Aaron Knister wrote:
> Good afternoon!
> 
> I'm writing to report a deadlock issue I'm seeing on Solaris 10.
> 
> What I've observed is that when a file larger than the configured size
> of the cache is copied out of AFS the cache manager deadlocks and all
> access to /afs on the affected system hangs until the system is
> rebooted. The issue occurs with a memory cache as well as a disk cache.
> 
> The issue can be mitigated if the cache size is raised to the value of
> roughly half of the physical memory in the given system.
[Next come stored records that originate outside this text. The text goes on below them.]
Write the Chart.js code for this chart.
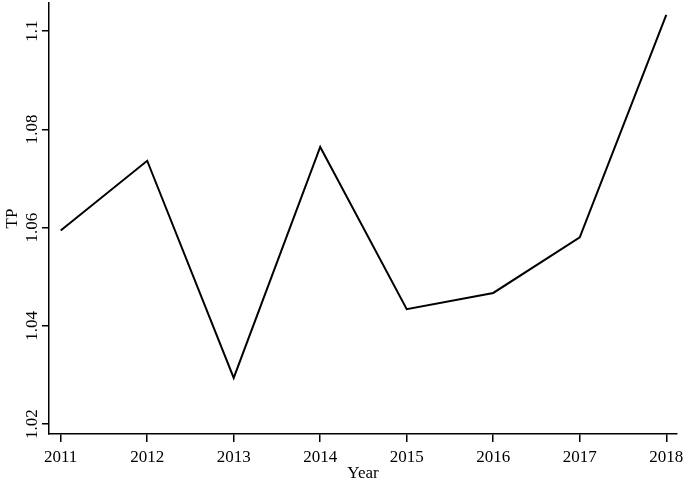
<!DOCTYPE html>
<html lang="en">
<head>
  <meta charset="UTF-8">
  <title>TP by Year</title>
  <script src="https://cdn.jsdelivr.net/npm/chart.js"></script>
  <style>
    html, body { margin: 0; padding: 0; background: #fff; }
    canvas { display: block; }
  </style>
</head>
<body>
  <canvas id="tpChart" width="685" height="484"></canvas>

  <script>
    const years = [2011, 2012, 2013, 2014, 2015, 2016, 2017, 2018];
    const tpValues = [1.0594, 1.0736, 1.0294, 1.0764, 1.0434, 1.0467, 1.0580, 1.1033];
    const yTicks = [1.02, 1.04, 1.06, 1.08, 1.1];

    const font = { family: "'Liberation Serif', 'Times New Roman', serif", size: 17 };

    new Chart(document.getElementById("tpChart"), {
      type: 'line',
      data: {
        datasets: [{
          label: "TP",
          data: years.map((y, i) => ({ x: y, y: tpValues[i] })),
          borderColor: "#000",
          borderWidth: 2,
          pointRadius: 0,
          tension: 0
        }]
      },
      options: {
        responsive: false,
        animation: false,
        events: [],
        layout: { padding: { top: 3, right: 8, left: 0, bottom: 0 } },
        plugins: { legend: { display: false }, tooltip: { enabled: false } },
        scales: {
          x: {
            type: 'linear',
            min: 2011 - 0.135,
            max: 2018 + 0.124,
            afterBuildTicks: s => { s.ticks = years.map(v => ({ value: v })); },
            afterFit: s => { s.height = 50; s.paddingLeft = 0; s.paddingRight = 0; },
            ticks: { color: '#000', font, padding: 5, autoSkip: false, minRotation: 0, maxRotation: 0, callback: v => String(v) },
            grid: { drawOnChartArea: false, color: '#000', tickLength: 8, lineWidth: 1.5 },
            border: { color: '#000', width: 1.5 },
            title: { display: true, text: 'Year', color: '#000', font, padding: { top: -2, bottom: 0 } }
          },
          y: {
            min: 1.018,
            max: 1.1057,
            afterBuildTicks: s => { s.ticks = yTicks.map(v => ({ value: v })); },
            afterFit: s => { s.width = 49; s.paddingTop = 0; s.paddingBottom = 0; },
            ticks: {
              color: '#000', font, padding: -5, autoSkip: false,
              minRotation: 90, maxRotation: 90, crossAlign: 'center',
              callback: v => String(Math.round(v * 100) / 100)
            },
            grid: { drawOnChartArea: false, color: '#000', tickLength: 7, lineWidth: 1.5 },
            border: { color: '#000', width: 1.5 },
            title: { display: true, text: 'TP', color: '#000', font, padding: { top: 2, bottom: 0 } }
          }
        }
      }
    });
  </script>
</body>
</html>
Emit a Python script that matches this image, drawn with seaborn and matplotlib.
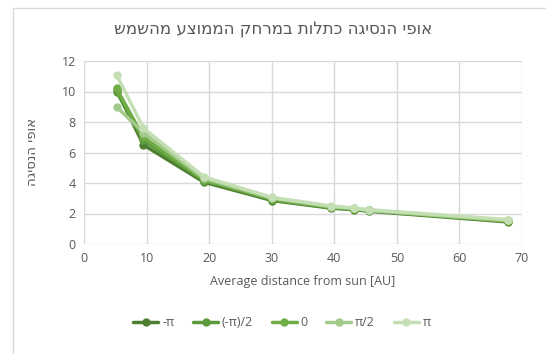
## chart: precession vs. mean distance from the sun, for five phases
import numpy as np
import pandas as pd
import matplotlib
matplotlib.use("Agg")
import matplotlib.pyplot as plt
from matplotlib.patches import Rectangle
import seaborn as sns

## data
distance = [5.2, 9.5, 19.2, 30.1, 39.5, 43.1, 45.5, 67.7]
phase_names = ["-π", "(-π)/2", "0", "π/2", "π"]
val_minus_pi = [10.1, 6.5, 4.05, 2.85, 2.35, 2.25, 2.15, 1.45]
val_minus_half_pi = [10.0, 6.8, 4.15, 2.9, 2.4, 2.3, 2.2, 1.5]
val_zero = [10.2, 7.0, 4.2, 2.95, 2.4, 2.3, 2.2, 1.5]
val_half_pi = [9.0, 7.3, 4.3, 3.0, 2.45, 2.35, 2.2, 1.55]
val_pi = [11.1, 7.6, 4.4, 3.05, 2.5, 2.35, 2.25, 1.6]

colors = ["#4e7f31", "#5c9a3b", "#70ad47", "#a3ca8b", "#c5dfb4"]

## Hebrew texts (reversed for left-to-right drawing)
title_he = "אופי הנסיגה כתלות במרחק הממוצע מהשמש"
ylabel_he = "אופי הנסיגה"

## long table for seaborn
all_vals = [val_minus_pi, val_minus_half_pi, val_zero, val_half_pi, val_pi]
rows = []
for name, vals in zip(phase_names, all_vals):
    for d, v in zip(distance, vals):
        rows.append({"dist": d, "val": v, "phase": name})
df = pd.DataFrame(rows)

sns.set_theme(style="white")
plt.rcParams['font.family'] = ['Open Sans', 'DejaVu Sans']

fig = plt.figure(figsize=(5.46, 3.54), dpi=100)
ax = fig.add_axes([84/546, 1-244/354, (522-84)/546, (244-61)/354])

sns.lineplot(data=df, x="dist", y="val", hue="phase", hue_order=phase_names,
             palette=colors, marker="o", markersize=6, markeredgewidth=0,
             linewidth=2.5, sort=False, estimator=None, ax=ax, legend=True)

ax.set_xlim(0, 70)
ax.set_ylim(0, 12)
ax.set_xticks(np.arange(0, 71, 10))
ax.set_yticks(np.arange(0, 13, 2))
ax.grid(True, color="#d9d9d9", linewidth=1)
ax.set_axisbelow(True)
for s in ax.spines.values():
    s.set_visible(False)
ax.tick_params(length=0, labelsize=9, colors="#595959", pad=6)

ax.set_xlabel("Average distance from sun [AU]", fontsize=9, color="#595959", labelpad=7)
ax.set_ylabel(ylabel_he[::-1], fontsize=9.5, color="#595959", labelpad=16,
              family=['DejaVu Sans'])
fig.text(0.5, 1-30/354, title_he[::-1], ha="center", va="center",
         fontsize=12, color="#595959", family=['DejaVu Sans'])

## legend along the bottom
handles, labels = ax.get_legend_handles_labels()
ax.legend(handles, labels, ncol=5, loc="center", bbox_to_anchor=(282/546, 1-323/354),
          bbox_transform=fig.transFigure, frameon=False, fontsize=9,
          labelcolor="#595959", handlelength=2.0, columnspacing=1.5, handletextpad=0.3)

## chart frame (left/top edges visible)
fig.patches.append(Rectangle((13/546, -0.1), 1.2, 1.1-8/354, transform=fig.transFigure,
                             fill=False, edgecolor="#d9d9d9", linewidth=1))

fig.savefig("out.png", dpi=100)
The issue
> appeared somewhere between Solaris 10 "u8" and "u9."
> 
> I've reproduced the problem using OpenAFS 1.4.14.1, 1.5.78 and 1.6.0pre6
> and a Solaris 10 "u8" system with all of the latest patches applied.
> 
> I've put together a tar file containing:
> 
> - An fstrace dump starting a few seconds before I initiated the copy
> - A stack trace of the hung cp command
> - The output of cmdebug -long -server localhost run after AFS hangs
> 
> The individual files as well as a tar file of them can be found here:
> http://userpages.umbc.edu/~aaronk/afs/solaris10-deadlock-issue.
> 
> Any help would be greatly appreciated.
> 
> Best,
> Aaron
> 
> -- 
> Aaron Knister
> Systems Administrator
> Division of Information Technology
> University of Maryland, Baltimore County
> aaronk@umbc.edu <mailto:aaronk@umbc.edu>